[start Data provided]
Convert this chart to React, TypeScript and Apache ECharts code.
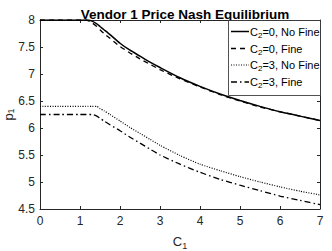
import React, { useEffect, useRef } from "react";
import * as echarts from "echarts";

const c1 = [0, 0.5, 1, 1.15, 1.2, 1.3, 1.42, 1.5, 1.6, 1.75, 2, 2.25, 2.5, 2.75, 3, 3.5, 4, 4.5, 5, 5.5, 6, 6.5, 7];
const c2zeroNoFine = [8, 8, 8, 8, 8, 7.98, 7.93, 7.88, 7.82, 7.73, 7.57, 7.44, 7.33, 7.22, 7.12, 6.93, 6.77, 6.63, 6.51, 6.4, 6.3, 6.22, 6.14];
const c2zeroFine = [8, 8, 8, 8, 7.99, 7.95, 7.88, 7.82, 7.75, 7.66, 7.51, 7.39, 7.28, 7.18, 7.08, 6.91, 6.76, 6.62, 6.5, 6.39, 6.3, 6.22, 6.14];
const c2threeNoFine = [6.4, 6.4, 6.4, 6.4, 6.4, 6.4, 6.4, 6.36, 6.32, 6.25, 6.13, 6.01, 5.9, 5.79, 5.68, 5.49, 5.33, 5.21, 5.1, 5.0, 4.91, 4.83, 4.76];
const c2threeFine = [6.25, 6.25, 6.25, 6.25, 6.25, 6.25, 6.22, 6.18, 6.13, 6.06, 5.95, 5.83, 5.72, 5.61, 5.5, 5.33, 5.18, 5.05, 4.94, 4.84, 4.74, 4.66, 4.58];
const seriesNames = ["C2=0, No Fine", "C2=0, Fine", "C2=3, No Fine", "C2=3, Fine"];

const FONT = "Liberation Sans, Arial, Helvetica, sans-serif";
const AXIS = "#262626";

function pairs(ys: number[]) {
  return c1.map((x, i) => [x, ys[i]]);
}

export default function App() {
  const ref = useRef<HTMLDivElement>(null);
  useEffect(() => {
    if (!ref.current) return;
    const chart = echarts.init(ref.current, null, { renderer: "svg" });
    const axisCommon = {
      axisLine: { show: true, onZero: false, lineStyle: { color: AXIS, width: 1 } },
      axisTick: { show: true, inside: true, length: 3, lineStyle: { color: AXIS } },
      splitLine: { show: false },
    };
    const styles: any[] = [
      { type: "solid", width: 1.5 },
      { type: [5, 4], width: 1.3 },
      { type: [1, 1.5], width: 1.2 },
      { type: [6, 3, 1.5, 3], width: 1.3 },
    ];
    const data = [c2zeroNoFine, c2zeroFine, c2threeNoFine, c2threeFine];
    const legX = 228, legY = 20, legW = 92, legH = 75;
    const rowY = [31.5, 48.5, 65, 82];
    const legendEls: any[] = [
      {
        type: "rect",
        shape: { x: legX + 0.5, y: legY + 0.5, width: legW, height: legH },
        style: { fill: "#fff", stroke: AXIS, lineWidth: 0.8 },
        z: 100,
      },
    ];
    seriesNames.forEach((n, i) => {
      legendEls.push({
        type: "line",
        shape: { x1: 231, y1: rowY[i], x2: 249, y2: rowY[i] },
        style: { stroke: "#000", lineWidth: styles[i].width, lineDash: styles[i].type === "solid" ? null : styles[i].type },
        z: 101,
      });
      legendEls.push({
        type: "text",
        x: 250,
        y: rowY[i],
        style: {
          text: "{a|C}{s|" + n.charAt(1) + "}{a|" + n.slice(2) + "}",
          verticalAlign: "middle",
          rich: {
            a: { fontFamily: FONT, fontSize: 11, fill: "#000" },
            s: { fontFamily: FONT, fontSize: 8, fill: "#000", padding: [7, 0, 0, 0] },
          },
        },
        z: 101,
      });
    });
    chart.setOption({
      animation: false,
      title: {
        text: "Vendor 1 Price Nash Equilibrium",
        left: 180,
        textAlign: "center",
        top: 2,
        textStyle: { fontFamily: FONT, fontSize: 13.5, fontWeight: "bold", color: "#000" },
      },
      grid: { left: 40, right: 12, top: 20, bottom: 42, containLabel: false, outerBoundsMode: "none" },
      graphic: legendEls,
      xAxis: [
        {
          type: "value",
          min: 0,
          max: 7,
          interval: 1,
          position: "bottom",
          ...axisCommon,
          axisLabel: { fontFamily: FONT, fontSize: 12, color: AXIS, margin: 6 },
          name: "{a|C}{s|1}",
          nameLocation: "middle",
          nameGap: 24,
          nameMoveOverlap: false,
          nameTextStyle: {
            rich: {
              a: { fontFamily: FONT, fontSize: 13, color: AXIS },
              s: { fontFamily: FONT, fontSize: 9, color: AXIS, padding: [8, 0, 0, 0] },
            },
          },
        },
        {
          type: "value",
          min: 0,
          max: 7,
          interval: 1,
          position: "top",
          ...axisCommon,
          axisLabel: { show: false },
        },
      ],
      yAxis: [
        {
          type: "value",
          min: 4.5,
          max: 8,
          interval: 0.5,
          position: "left",
          ...axisCommon,
          axisLabel: { fontFamily: FONT, fontSize: 12, color: AXIS, margin: 5 },
          name: "{a|p}{s|1}",
          nameLocation: "middle",
          nameGap: 25,
          nameRotate: 90,
          nameMoveOverlap: false,
          nameTextStyle: {
            rich: {
              a: { fontFamily: FONT, fontSize: 13, color: AXIS },
              s: { fontFamily: FONT, fontSize: 9, color: AXIS, padding: [5, 0, 0, 0] },
            },
          },
        },
        {
          type: "value",
          min: 4.5,
          max: 8,
          interval: 0.5,
          position: "right",
          ...axisCommon,
          axisLabel: { show: false },
        },
      ],
      series: data.map((d, i) => ({
        name: seriesNames[i],
        type: "line",
        data: pairs(d),
        showSymbol: false,
        symbol: "none",
        smooth: 0.2,
        lineStyle: { color: "#000", ...styles[i] },
        itemStyle: { color: "#000" },
      })),
    });
    return () => chart.dispose();
  }, []);
  return <div ref={ref} style={{ width: 332, height: 251, position: "absolute", left: 0, top: 0 }} />;
}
[end Data provided]
* _Exercise details_: Without the images, write out each line of the data verbatim.

* _Response to this exercise_:
Convert this chart to React, TypeScript and Apache ECharts code.
import React, { useEffect, useRef } from "react";
import * as echarts from "echarts";

const c1 = [0, 0.5, 1, 1.15, 1.2, 1.3, 1.42, 1.5, 1.6, 1.75, 2, 2.25, 2.5, 2.75, 3, 3.5, 4, 4.5, 5, 5.5, 6, 6.5, 7];
const c2zeroNoFine = [8, 8, 8, 8, 8, 7.98, 7.93, 7.88, 7.82, 7.73, 7.57, 7.44, 7.33, 7.22, 7.12, 6.93, 6.77, 6.63, 6.51, 6.4, 6.3, 6.22, 6.14];
const c2zeroFine = [8, 8, 8, 8, 7.99, 7.95, 7.88, 7.82, 7.75, 7.66, 7.51, 7.39, 7.28, 7.18, 7.08, 6.91, 6.76, 6.62, 6.5, 6.39, 6.3, 6.22, 6.14];
const c2threeNoFine = [6.4, 6.4, 6.4, 6.4, 6.4, 6.4, 6.4, 6.36, 6.32, 6.25, 6.13, 6.01, 5.9, 5.79, 5.68, 5.49, 5.33, 5.21, 5.1, 5.0, 4.91, 4.83, 4.76];
const c2threeFine = [6.25, 6.25, 6.25, 6.25, 6.25, 6.25, 6.22, 6.18, 6.13, 6.06, 5.95, 5.83, 5.72, 5.61, 5.5, 5.33, 5.18, 5.05, 4.94, 4.84, 4.74, 4.66, 4.58];
const seriesNames = ["C2=0, No Fine", "C2=0, Fine", "C2=3, No Fine", "C2=3, Fine"];

const FONT = "Liberation Sans, Arial, Helvetica, sans-serif";
const AXIS = "#262626";

function pairs(ys: number[]) {
  return c1.map((x, i) => [x, ys[i]]);
}

export default function App() {
  const ref = useRef<HTMLDivElement>(null);
  useEffect(() => {
    if (!ref.current) return;
    const chart = echarts.init(ref.current, null, { renderer: "svg" });
    const axisCommon = {
      axisLine: { show: true, onZero: false, lineStyle: { color: AXIS, width: 1 } },
      axisTick: { show: true, inside: true, length: 3, lineStyle: { color: AXIS } },
      splitLine: { show: false },
    };
    const styles: any[] = [
      { type: "solid", width: 1.5 },
      { type: [5, 4], width: 1.3 },
      { type: [1, 1.5], width: 1.2 },
      { type: [6, 3, 1.5, 3], width: 1.3 },
    ];
    const data = [c2zeroNoFine, c2zeroFine, c2threeNoFine, c2threeFine];
    const legX = 228, legY = 20, legW = 92, legH = 75;
    const rowY = [31.5, 48.5, 65, 82];
    const legendEls: any[] = [
      {
        type: "rect",
        shape: { x: legX + 0.5, y: legY + 0.5, width: legW, height: legH },
        style: { fill: "#fff", stroke: AXIS, lineWidth: 0.8 },
        z: 100,
      },
    ];
    seriesNames.forEach((n, i) => {
      legendEls.push({
        type: "line",
        shape: { x1: 231, y1: rowY[i], x2: 249, y2: rowY[i] },
        style: { stroke: "#000", lineWidth: styles[i].width, lineDash: styles[i].type === "solid" ? null : styles[i].type },
        z: 101,
      });
      legendEls.push({
        type: "text",
        x: 250,
        y: rowY[i],
        style: {
          text: "{a|C}{s|" + n.charAt(1) + "}{a|" + n.slice(2) + "}",
          verticalAlign: "middle",
          rich: {
            a: { fontFamily: FONT, fontSize: 11, fill: "#000" },
            s: { fontFamily: FONT, fontSize: 8, fill: "#000", padding: [7, 0, 0, 0] },
          },
        },
        z: 101,
      });
    });
    chart.setOption({
      animation: false,
      title: {
        text: "Vendor 1 Price Nash Equilibrium",
        left: 180,
        textAlign: "center",
        top: 2,
        textStyle: { fontFamily: FONT, fontSize: 13.5, fontWeight: "bold", color: "#000" },
      },
      grid: { left: 40, right: 12, top: 20, bottom: 42, containLabel: false, outerBoundsMode: "none" },
      graphic: legendEls,
      xAxis: [
        {
          type: "value",
          min: 0,
          max: 7,
          interval: 1,
          position: "bottom",
          ...axisCommon,
          axisLabel: { fontFamily: FONT, fontSize: 12, color: AXIS, margin: 6 },
          name: "{a|C}{s|1}",
          nameLocation: "middle",
          nameGap: 24,
          nameMoveOverlap: false,
          nameTextStyle: {
            rich: {
              a: { fontFamily: FONT, fontSize: 13, color: AXIS },
              s: { fontFamily: FONT, fontSize: 9, color: AXIS, padding: [8, 0, 0, 0] },
            },
          },
        },
        {
          type: "value",
          min: 0,
          max: 7,
          interval: 1,
          position: "top",
          ...axisCommon,
          axisLabel: { show: false },
        },
      ],
      yAxis: [
        {
          type: "value",
          min: 4.5,
          max: 8,
          interval: 0.5,
          position: "left",
          ...axisCommon,
          axisLabel: { fontFamily: FONT, fontSize: 12, color: AXIS, margin: 5 },
          name: "{a|p}{s|1}",
          nameLocation: "middle",
          nameGap: 25,
          nameRotate: 90,
          nameMoveOverlap: false,
          nameTextStyle: {
            rich: {
              a: { fontFamily: FONT, fontSize: 13, color: AXIS },
              s: { fontFamily: FONT, fontSize: 9, color: AXIS, padding: [5, 0, 0, 0] },
            },
          },
        },
        {
          type: "value",
          min: 4.5,
          max: 8,
          interval: 0.5,
          position: "right",
          ...axisCommon,
          axisLabel: { show: false },
        },
      ],
      series: data.map((d, i) => ({
        name: seriesNames[i],
        type: "line",
        data: pairs(d),
        showSymbol: false,
        symbol: "none",
        smooth: 0.2,
        lineStyle: { color: "#000", ...styles[i] },
        itemStyle: { color: "#000" },
      })),
    });
    return () => chart.dispose();
  }, []);
  return <div ref={ref} style={{ width: 332, height: 251, position: "absolute", left: 0, top: 0 }} />;
}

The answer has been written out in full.